Penso nisso enquanto assisto à série e me encanto com o tom universal do texto, que faz piadas familiares e equilibradas – nada infantil demais a ponto de perder o adulto, e nada adulto demais a ponto de deixar a criança para trás. Há um requinte que não encontramos em todos os lugares na hora de fazer piada boa, engraçada e que não debocha de ninguém. Ao seu próprio modo e sem perder o espectador, Paulo mergulha em assuntos dos quais a TV foge como o diabo da cruz, como as falhas da luta contra as drogas no Brasil e a ideia simplista do homem bruto e machão do interior. Sem querer, a série colocou um espelho na frente da cara do Brasil inteiro, fez a gente se sentir abraçado e ainda rir do quão difícil é tentar ser alguém por aqui.
Por tudo isso, volto com um olhar mais brando à memória da minha infância povoada por produções estrangeiras que me mostravam casas impecavelmente arrumadas e todas as tradições familiares que não faziam parte da minha rotina. Eu não me enxergava dentro daqueles seriados simplesmente porque eu não existia neles. Pablo e Luisão, a série, não vai curar todas as vezes em que fui uma criança com vergonha da minha própria realidade, mas talvez possa garantir que outras crianças não se sintam assim.

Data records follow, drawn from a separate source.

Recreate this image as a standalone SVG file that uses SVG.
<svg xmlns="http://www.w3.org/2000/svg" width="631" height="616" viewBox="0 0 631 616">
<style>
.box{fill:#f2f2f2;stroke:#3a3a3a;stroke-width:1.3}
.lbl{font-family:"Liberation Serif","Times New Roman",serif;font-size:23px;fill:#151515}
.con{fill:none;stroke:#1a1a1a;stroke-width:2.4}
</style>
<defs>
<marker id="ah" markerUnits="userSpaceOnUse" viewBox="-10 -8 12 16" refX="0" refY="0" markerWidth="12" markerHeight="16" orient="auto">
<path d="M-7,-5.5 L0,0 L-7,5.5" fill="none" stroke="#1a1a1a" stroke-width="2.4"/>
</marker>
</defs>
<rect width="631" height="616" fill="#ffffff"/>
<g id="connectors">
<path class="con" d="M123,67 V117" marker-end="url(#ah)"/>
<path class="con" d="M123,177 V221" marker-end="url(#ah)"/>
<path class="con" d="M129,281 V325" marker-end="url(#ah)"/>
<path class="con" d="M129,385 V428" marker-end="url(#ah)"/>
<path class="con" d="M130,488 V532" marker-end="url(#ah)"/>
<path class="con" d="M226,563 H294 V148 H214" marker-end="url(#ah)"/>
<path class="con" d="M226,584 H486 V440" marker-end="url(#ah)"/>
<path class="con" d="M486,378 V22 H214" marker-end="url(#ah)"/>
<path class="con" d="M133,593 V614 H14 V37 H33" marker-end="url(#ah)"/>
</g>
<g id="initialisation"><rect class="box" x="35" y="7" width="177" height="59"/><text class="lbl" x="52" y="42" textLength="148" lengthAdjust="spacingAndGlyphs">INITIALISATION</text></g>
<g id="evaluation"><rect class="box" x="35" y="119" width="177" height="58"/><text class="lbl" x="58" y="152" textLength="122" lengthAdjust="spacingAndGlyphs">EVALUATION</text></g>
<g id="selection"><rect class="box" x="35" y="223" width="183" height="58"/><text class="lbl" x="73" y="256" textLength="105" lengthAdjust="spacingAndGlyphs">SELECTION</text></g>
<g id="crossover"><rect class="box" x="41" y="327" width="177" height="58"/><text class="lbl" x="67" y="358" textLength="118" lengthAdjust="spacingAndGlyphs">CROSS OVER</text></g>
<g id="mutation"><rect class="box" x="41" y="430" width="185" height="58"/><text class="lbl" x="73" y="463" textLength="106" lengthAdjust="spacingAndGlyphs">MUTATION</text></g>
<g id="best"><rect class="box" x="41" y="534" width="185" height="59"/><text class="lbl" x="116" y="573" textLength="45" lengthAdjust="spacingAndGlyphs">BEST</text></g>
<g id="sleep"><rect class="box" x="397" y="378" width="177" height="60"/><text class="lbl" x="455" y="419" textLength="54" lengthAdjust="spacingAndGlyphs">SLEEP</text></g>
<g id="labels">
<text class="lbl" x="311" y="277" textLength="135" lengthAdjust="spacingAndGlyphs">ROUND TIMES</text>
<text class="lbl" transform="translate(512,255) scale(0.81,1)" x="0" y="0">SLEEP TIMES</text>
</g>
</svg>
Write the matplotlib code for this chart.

Toda essa relação de identificação que está no entorno de Pablo e Luisão só reforça a suma importância do fomento ao audiovisual brasileiro, um assunto muito falado, mas pouco entendido. A produção cultural é a forma mais fácil e democrática de acesso às nossas múltiplas realidades, e garantir que as pessoas consigam se enxergar nas novelas, nas montagens teatrais, filmes, séries e músicas é uma forma de fazer com todos se sintam parte da comunidade e reconheçam a importância de suas próprias tradições e hábitos.
Afinal, se a massificação da hegemonia norte-americana no cinema e na televisão eleva o status cultural e a dominação de um país que já se enxerga como centro do mundo, investir nas nossas próprias histórias é o caminho mais curto para fazer com que nossas lembranças e nossas referências de mundo sejam cada vez mais heterogêneas, diversificadas e abrangentes. Com um simples gesto de olhar para as dificuldades de sua infância e fazer graça, Paulo Vieira mostra tudo isso sem jamais sentir a necessidade de esfregar uma cartilha na cara do seu espectador.
A primeira temporada de Pablo e Luisão está disponível no Globoplay.